BBC Music magazine, May 2013
Michael Scott Rohan
 
Richard Wagner's bicentenary is marked with two outstanding releases:
Valery Gergiev conducts a superb new Valkyries, and Jonas Kaufmann proves his credentials as the greatest living Wagner tenor
 
Gergiev's Valkyries take flight
Michael Scott Rohan hails a great start to a complete Ring cycle
 
The Mariinsky's home-grown Ring didn't impress, but with this Walküre they launch a very different cycle, based on quality concert performances featuring a connoisseur's menu of European Wagnerians; only two leads are Russian, and they're German-fluent cosmopolitans. The result, in superb sound, is revelatory.

That committed singer Anja Kampe gives Sieglinde both lyrical beauty and narrative power, well matched by Jonas Kaufmann's Siegmund, a darker clarion recalling Furtwangler's Ludwig Suthaus. Interestingly, rich-voiced Mikhail Petrenko and Ekaterina Gubanova make Hunding and Fricka similarly self-righteous bullies. Rene Pape's initial stabs at Wotan left me dubious, but here, despite occasionally stretching his upper register, he turns out to be the finest I've heard lately, richer-toned and less gruff than German contemporaries and more natural than Bryn Terfel.

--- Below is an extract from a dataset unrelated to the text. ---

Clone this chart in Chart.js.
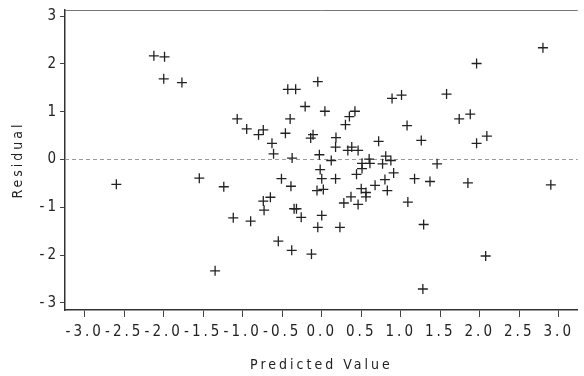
<!DOCTYPE html>
<html lang="en">
<head>
<meta charset="UTF-8">
<title>Residual Plot</title>
<script src="https://cdn.jsdelivr.net/npm/chart.js"></script>
<style>
    html, body { margin: 0; padding: 0; background: #fff; }
    #wrap { width: 584px; height: 376px; }
</style>
</head>
<body>
<div id="wrap"><canvas id="chart"></canvas></div>
<script>
    // predicted value / residual pairs
    const predicted = [
        -2.125, -1.99, -2.0, -1.77, -1.07, -2.60, -1.55, -1.24, -1.12, -1.35,
        -0.95, -0.80, -0.74, -0.63, -0.61, -0.46, -0.40, -0.43, -0.33, -0.21,
        -0.05, 0.04, -0.375, -0.14, -0.11, -0.03, 0.12, 0.18, 0.175, 0.30,
        0.35, 0.42, 0.33, 0.38, 0.46, 0.51, 0.60, 0.72, 0.81, 0.875,
        0.77, 0.89, 1.01, 1.08, 1.58, 1.96, 2.80, 1.74, 1.88, 1.26,
        1.96, 2.09, 1.46, 1.175, 1.37, 1.85, 2.90, 1.09, 1.29, 2.075,
        1.28, 0.51, -0.02, 0.91, -0.51, 0.0, 0.175, 0.44, 0.80, -0.39,
        -0.06, 0.02, 0.50, 0.56, 0.56, 0.675, 0.83, 0.37, 0.28, 0.46,
        -0.74, -0.65, -0.73, -0.90, -0.35, -0.32, -0.26, 0.0, -0.05, 0.23,
        -0.55, -0.38, -0.13, 0.61
    ];
    const residual = [
        2.17, 2.15, 1.69, 1.61, 0.85, -0.52, -0.39, -0.57, -1.22, -2.33,
        0.64, 0.52, 0.62, 0.34, 0.12, 0.55, 0.85, 1.47, 1.47, 1.11,
        1.63, 1.01, 0.03, 0.45, 0.52, 0.10, -0.02, 0.46, 0.26, 0.73,
        0.90, 1.01, 0.19, 0.26, 0.19, -0.08, 0.01, 0.38, 0.07, -0.02,
        -0.09, 1.28, 1.35, 0.71, 1.37, 2.01, 2.34, 0.85, 0.95, 0.40,
        0.34, 0.49, -0.09, -0.40, -0.46, -0.49, -0.53, -0.89, -1.36, -2.02,
        -2.71, -0.19, -0.21, -0.28, -0.40, -0.40, -0.40, -0.31, -0.42, -0.56,
        -0.65, -0.625, -0.61, -0.69, -0.78, -0.54, -0.65, -0.78, -0.91, -0.94,
        -0.87, -0.79, -1.06, -1.29, -1.03, -1.03, -1.21, -1.17, -1.42, -1.42,
        -1.71, -1.90, -1.98, -0.08
    ];
    const xTicks = [-3.0, -2.5, -2.0, -1.5, -1.0, -0.5, 0.0, 0.5, 1.0, 1.5, 2.0, 2.5, 3.0];
    const yTicks = [-3, -2, -1, 0, 1, 2, 3];

    const points = predicted.map((p, i) => ({ x: p, y: residual[i] }));
    const tickFont = { family: '"Liberation Sans Narrow", "DejaVu Sans Condensed", "DejaVu Sans", sans-serif', size: 15 };

    // dashed zero line, top frame line and letter spacing for the typewriter look
    const framePlugin = {
        id: 'frame',
        beforeDraw(chart) {
            chart.ctx.letterSpacing = '3px';
        },
        beforeDatasetsDraw(chart) {
            const { ctx, chartArea, scales } = chart;
            const y0 = scales.y.getPixelForValue(0);
            ctx.save();
            ctx.strokeStyle = '#999';
            ctx.lineWidth = 1;
            ctx.setLineDash([4, 3]);
            ctx.beginPath();
            ctx.moveTo(chartArea.left, y0);
            ctx.lineTo(chartArea.right, y0);
            ctx.stroke();
            ctx.setLineDash([]);
            ctx.strokeStyle = '#777';
            ctx.beginPath();
            ctx.moveTo(chartArea.left, chartArea.top + 0.5);
            ctx.lineTo(chartArea.right, chartArea.top + 0.5);
            ctx.stroke();
            ctx.restore();
        },
        afterDraw(chart) {
            chart.ctx.letterSpacing = '0px';
        }
    };

    new Chart(document.getElementById('chart'), {
        type: 'scatter',
        data: {
            datasets: [{
                data: points,
                pointStyle: 'cross',
                pointRadius: 5,
                borderColor: '#222',
                borderWidth: 1.3,
                backgroundColor: '#222'
            }]
        },
        options: {
            responsive: true,
            maintainAspectRatio: false,
            animation: false,
            layout: { padding: { top: 9, right: 0, left: 0, bottom: 0 } },
            plugins: { legend: { display: false }, tooltip: { enabled: false } },
            scales: {
                x: {
                    type: 'linear',
                    min: -3.25,
                    max: 3.24,
                    afterFit(scale) { scale.height = 66; },
                    afterBuildTicks(scale) { scale.ticks = xTicks.map(v => ({ value: v })); },
                    ticks: {
                        color: '#222',
                        font: tickFont,
                        padding: 6,
                        maxRotation: 0,
                        autoSkip: false,
                        callback: v => v.toFixed(1)
                    },
                    grid: { drawOnChartArea: false, drawTicks: true, tickLength: 7, color: '#444' },
                    border: { color: '#333', width: 1.5 },
                    title: {
                        display: true,
                        text: 'Predicted Value',
                        color: '#222',
                        font: { family: tickFont.family, size: 14 },
                        padding: { top: 4, bottom: 2 }
                    }
                },
                y: {
                    type: 'linear',
                    min: -3.15,
                    max: 3.13,
                    afterFit(scale) { scale.width = 65; },
                    afterBuildTicks(scale) { scale.ticks = yTicks.map(v => ({ value: v })); },
                    ticks: {
                        color: '#222',
                        font: tickFont,
                        padding: 1,
                        callback: v => String(v)
                    },
                    grid: { drawOnChartArea: false, drawTicks: true, tickLength: 5, color: '#444' },
                    border: { color: '#333', width: 1.5 },
                    title: {
                        display: true,
                        text: 'Residual',
                        color: '#222',
                        font: { family: tickFont.family, size: 14 },
                        padding: { top: 10, bottom: 0 }
                    }
                }
            }
        },
        plugins: [framePlugin]
    });
</script>
</body>
</html>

Most exciting of all is Nina Stemme's Brünnhilde, larger-voiced and steelier than one might expect, yet feminine, spirited and vulnerable; only her battle-cry seems poorly pitched. Her bright-voiced Valkyrie sisterhood aren't handicapped by odd outbreaks of Russian accent.

The Mariinsky Orchestra plays in vital form, its distinctive brass sound and succulent strings still yielding flashes of raw (just occasionally very raw) power at Valery Gergiev's hand. He himself is rapidly assuming Georg Solti's passionate Wagnerian mantle, with less precision, perhaps, but also fewer extremes; he doesn't over-express the Act I love music, for example, yet rises to Act III with soaring power and momentum.

Unlike Solti, though, he does tend to sag in the wilds of Act II, but makes up for it overall. So far this recalls, and must rank with, the great Rings of the 1960s. More, please.